The problem, she says, is that people don’t talk about the issue. It is easier to ignore it, and push it aside. “It’s going to happen to all of us; why ignore it? There are lots of things you can do ahead of time: contacting home care agencies, contacting the local funeral homes, and contacting attorneys. Also, it puts people in the mindset that ‘this is the way I’m going; this is happening on my terms.’” This makes for an easier transition into adjusting to long-term care. Plus, having these precedents set in place long beforehand eliminates any unwanted situation that may come up.

Even professionals like Rebecca aren’t exempt from this advice. “As a family, we had talked about this forever, so, when the time came with my mom, I was like, ‘OK, I’ve read this chapter already. I know where we’re going now.’ But it was still hard, and there were still bumps in the road. Things didn’t go as planned, but because we talked about it, we had a general idea of what my mom wanted.”

Ultimately, we all take on some type of caregiver role with elderly parents, even if we don’t live with them or provide daily care. As mom or dad, they once devoted their time and energy to our well-being; now, as adult children, we find ourselves doing the same for them. No matter how you look at it, caring for elderly parents means making sure they are safe, happy, and taken care of with the dignity they deserve.

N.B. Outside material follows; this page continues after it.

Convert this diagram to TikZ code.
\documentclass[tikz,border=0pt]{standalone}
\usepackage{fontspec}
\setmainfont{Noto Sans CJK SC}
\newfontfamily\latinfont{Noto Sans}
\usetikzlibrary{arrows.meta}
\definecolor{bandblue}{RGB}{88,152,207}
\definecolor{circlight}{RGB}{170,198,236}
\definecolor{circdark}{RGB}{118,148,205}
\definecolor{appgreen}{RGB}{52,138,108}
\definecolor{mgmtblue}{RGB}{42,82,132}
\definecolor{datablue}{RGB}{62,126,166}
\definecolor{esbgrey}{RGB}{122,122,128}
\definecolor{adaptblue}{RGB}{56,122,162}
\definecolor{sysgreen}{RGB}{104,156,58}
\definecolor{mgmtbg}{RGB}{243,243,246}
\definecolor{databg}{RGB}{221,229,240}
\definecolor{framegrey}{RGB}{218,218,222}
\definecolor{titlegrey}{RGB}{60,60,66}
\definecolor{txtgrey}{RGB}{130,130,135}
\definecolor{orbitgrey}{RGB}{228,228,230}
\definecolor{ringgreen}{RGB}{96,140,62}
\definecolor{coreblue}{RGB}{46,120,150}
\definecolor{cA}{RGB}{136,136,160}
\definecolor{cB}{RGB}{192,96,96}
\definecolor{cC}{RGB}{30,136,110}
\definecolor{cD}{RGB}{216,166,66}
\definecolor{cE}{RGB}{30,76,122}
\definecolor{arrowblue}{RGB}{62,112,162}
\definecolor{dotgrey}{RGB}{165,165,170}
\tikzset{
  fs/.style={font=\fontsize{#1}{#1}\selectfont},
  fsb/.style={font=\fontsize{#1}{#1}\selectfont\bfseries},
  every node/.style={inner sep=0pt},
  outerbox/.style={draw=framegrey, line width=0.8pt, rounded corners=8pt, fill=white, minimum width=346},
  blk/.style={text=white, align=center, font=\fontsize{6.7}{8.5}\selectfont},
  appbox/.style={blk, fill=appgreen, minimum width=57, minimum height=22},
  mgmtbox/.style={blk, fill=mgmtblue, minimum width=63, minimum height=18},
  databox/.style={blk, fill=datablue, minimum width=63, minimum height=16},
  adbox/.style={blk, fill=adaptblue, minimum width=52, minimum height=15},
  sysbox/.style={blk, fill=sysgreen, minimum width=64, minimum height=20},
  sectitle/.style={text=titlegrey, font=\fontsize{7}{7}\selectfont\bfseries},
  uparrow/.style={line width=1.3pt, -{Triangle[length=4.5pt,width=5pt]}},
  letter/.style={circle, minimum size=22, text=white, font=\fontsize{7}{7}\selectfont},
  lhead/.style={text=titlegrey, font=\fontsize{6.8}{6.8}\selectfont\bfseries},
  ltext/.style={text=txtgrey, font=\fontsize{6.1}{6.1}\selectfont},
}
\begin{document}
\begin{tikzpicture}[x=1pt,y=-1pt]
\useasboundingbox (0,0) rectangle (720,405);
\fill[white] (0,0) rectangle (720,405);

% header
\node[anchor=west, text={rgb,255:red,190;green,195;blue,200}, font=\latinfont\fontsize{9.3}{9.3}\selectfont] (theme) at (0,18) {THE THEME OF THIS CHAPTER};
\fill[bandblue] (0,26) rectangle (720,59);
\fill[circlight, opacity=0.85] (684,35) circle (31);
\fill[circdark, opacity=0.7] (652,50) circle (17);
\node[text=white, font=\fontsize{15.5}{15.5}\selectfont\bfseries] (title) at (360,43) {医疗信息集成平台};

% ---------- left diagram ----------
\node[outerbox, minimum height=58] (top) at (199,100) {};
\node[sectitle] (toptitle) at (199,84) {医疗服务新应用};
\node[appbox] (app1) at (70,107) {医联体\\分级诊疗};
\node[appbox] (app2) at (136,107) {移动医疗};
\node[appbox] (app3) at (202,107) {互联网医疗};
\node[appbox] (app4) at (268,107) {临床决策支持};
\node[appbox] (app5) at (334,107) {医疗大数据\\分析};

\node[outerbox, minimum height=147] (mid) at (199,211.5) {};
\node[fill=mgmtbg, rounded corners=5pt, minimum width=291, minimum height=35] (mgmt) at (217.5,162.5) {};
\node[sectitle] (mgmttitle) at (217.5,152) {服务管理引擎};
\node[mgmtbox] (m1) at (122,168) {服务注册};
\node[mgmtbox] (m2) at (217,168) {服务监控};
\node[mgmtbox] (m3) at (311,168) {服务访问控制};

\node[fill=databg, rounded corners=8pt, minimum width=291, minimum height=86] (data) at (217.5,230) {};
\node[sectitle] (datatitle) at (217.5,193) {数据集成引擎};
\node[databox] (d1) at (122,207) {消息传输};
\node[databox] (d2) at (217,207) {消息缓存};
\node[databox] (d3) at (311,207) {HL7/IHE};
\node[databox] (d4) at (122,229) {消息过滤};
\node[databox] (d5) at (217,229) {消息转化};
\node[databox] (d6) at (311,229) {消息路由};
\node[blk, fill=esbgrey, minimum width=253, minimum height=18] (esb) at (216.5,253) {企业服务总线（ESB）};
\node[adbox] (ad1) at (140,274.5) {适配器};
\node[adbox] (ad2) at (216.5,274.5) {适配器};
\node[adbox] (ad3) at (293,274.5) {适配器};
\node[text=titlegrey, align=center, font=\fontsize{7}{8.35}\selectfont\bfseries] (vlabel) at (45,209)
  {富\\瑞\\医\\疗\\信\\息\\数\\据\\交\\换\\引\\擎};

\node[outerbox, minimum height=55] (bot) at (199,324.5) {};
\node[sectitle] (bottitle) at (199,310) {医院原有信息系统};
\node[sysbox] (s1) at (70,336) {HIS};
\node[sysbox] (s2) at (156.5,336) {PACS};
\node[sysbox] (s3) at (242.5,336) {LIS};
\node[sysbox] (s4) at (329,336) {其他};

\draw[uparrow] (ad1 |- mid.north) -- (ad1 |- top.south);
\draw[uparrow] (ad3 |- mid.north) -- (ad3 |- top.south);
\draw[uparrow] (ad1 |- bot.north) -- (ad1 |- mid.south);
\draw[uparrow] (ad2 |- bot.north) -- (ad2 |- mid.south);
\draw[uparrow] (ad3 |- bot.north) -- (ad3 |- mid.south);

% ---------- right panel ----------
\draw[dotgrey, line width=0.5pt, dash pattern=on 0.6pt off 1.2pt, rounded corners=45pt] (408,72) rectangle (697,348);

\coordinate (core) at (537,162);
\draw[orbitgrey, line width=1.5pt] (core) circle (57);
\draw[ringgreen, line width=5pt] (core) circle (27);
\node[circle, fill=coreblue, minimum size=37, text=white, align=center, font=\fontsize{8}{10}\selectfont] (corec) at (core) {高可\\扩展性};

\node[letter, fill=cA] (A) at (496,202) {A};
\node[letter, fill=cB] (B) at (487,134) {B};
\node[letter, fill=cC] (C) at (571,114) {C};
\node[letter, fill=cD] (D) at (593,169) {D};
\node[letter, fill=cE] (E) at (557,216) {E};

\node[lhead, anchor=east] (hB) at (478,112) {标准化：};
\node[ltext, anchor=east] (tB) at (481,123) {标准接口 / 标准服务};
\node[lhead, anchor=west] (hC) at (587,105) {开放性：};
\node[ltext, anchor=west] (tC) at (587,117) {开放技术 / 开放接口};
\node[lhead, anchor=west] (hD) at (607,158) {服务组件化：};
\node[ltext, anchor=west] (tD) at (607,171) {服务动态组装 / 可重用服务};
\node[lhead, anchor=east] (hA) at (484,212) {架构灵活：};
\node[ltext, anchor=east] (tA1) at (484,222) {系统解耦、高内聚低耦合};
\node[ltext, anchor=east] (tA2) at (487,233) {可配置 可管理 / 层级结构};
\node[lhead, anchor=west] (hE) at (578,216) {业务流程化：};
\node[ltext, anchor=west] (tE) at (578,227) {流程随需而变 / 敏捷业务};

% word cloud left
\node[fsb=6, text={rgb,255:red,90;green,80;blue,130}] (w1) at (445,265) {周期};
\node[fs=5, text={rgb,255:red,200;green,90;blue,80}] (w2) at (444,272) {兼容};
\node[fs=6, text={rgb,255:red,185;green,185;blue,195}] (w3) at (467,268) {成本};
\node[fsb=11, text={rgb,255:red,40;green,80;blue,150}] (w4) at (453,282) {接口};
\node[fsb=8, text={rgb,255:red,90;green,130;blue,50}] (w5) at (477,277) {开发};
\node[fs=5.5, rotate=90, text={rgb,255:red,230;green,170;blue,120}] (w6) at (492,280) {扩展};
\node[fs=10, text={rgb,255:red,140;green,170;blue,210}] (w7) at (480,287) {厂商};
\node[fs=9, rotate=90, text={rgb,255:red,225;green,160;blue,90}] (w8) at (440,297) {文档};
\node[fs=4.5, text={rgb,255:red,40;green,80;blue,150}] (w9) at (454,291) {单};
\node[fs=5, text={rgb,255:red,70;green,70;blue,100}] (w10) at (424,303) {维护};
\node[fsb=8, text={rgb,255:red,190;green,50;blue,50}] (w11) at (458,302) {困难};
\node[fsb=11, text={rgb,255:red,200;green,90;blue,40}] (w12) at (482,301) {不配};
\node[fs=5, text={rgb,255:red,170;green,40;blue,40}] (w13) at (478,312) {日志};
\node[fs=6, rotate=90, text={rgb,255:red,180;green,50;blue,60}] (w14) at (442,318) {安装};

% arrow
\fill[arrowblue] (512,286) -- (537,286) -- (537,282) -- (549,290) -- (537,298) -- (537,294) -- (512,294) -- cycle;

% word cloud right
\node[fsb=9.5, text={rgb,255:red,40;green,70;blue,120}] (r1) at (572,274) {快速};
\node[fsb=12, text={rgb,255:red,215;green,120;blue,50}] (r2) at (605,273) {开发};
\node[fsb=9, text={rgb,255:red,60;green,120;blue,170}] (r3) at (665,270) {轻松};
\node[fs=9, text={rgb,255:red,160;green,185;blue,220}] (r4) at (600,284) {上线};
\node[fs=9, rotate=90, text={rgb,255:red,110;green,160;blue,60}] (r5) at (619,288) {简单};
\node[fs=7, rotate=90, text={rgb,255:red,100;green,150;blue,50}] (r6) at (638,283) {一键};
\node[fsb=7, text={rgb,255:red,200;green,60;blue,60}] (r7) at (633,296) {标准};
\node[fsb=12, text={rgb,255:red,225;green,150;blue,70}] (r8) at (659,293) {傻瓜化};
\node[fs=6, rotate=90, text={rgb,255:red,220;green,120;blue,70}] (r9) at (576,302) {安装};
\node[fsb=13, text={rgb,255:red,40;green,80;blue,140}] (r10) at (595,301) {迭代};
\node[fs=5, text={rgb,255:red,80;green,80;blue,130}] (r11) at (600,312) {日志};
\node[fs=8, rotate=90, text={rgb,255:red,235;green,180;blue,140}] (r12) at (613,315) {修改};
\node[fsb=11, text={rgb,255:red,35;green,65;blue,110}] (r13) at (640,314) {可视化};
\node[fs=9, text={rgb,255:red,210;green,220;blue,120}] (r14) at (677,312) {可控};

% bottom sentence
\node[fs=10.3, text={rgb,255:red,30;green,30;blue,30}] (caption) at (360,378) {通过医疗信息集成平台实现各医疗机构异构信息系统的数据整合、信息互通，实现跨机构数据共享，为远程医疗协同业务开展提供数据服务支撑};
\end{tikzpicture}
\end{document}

“Dignity. That’s so important,” says Rebecca. “It is important to be able to give them quality in the days they have left. Once you lose the feeling of dignity, you start to lose your feeling of self, and this happens silently. We don’t see it coming.”
Rebecca pauses. “It sucks, there’s just no other way to say it. But at some point, we’ll all go through some version of this. There’s no reason to do it alone.”

Finding the right mix of welfare and happiness takes some time and is a dynamic condition that will change over time, perhaps even day to day. Don’t worry or stress out. Remember, you are not alone. Staying informed, considering their happiness and comfort, and making use of as many supportive resources as possible, is the best approach when caring for elderly parents.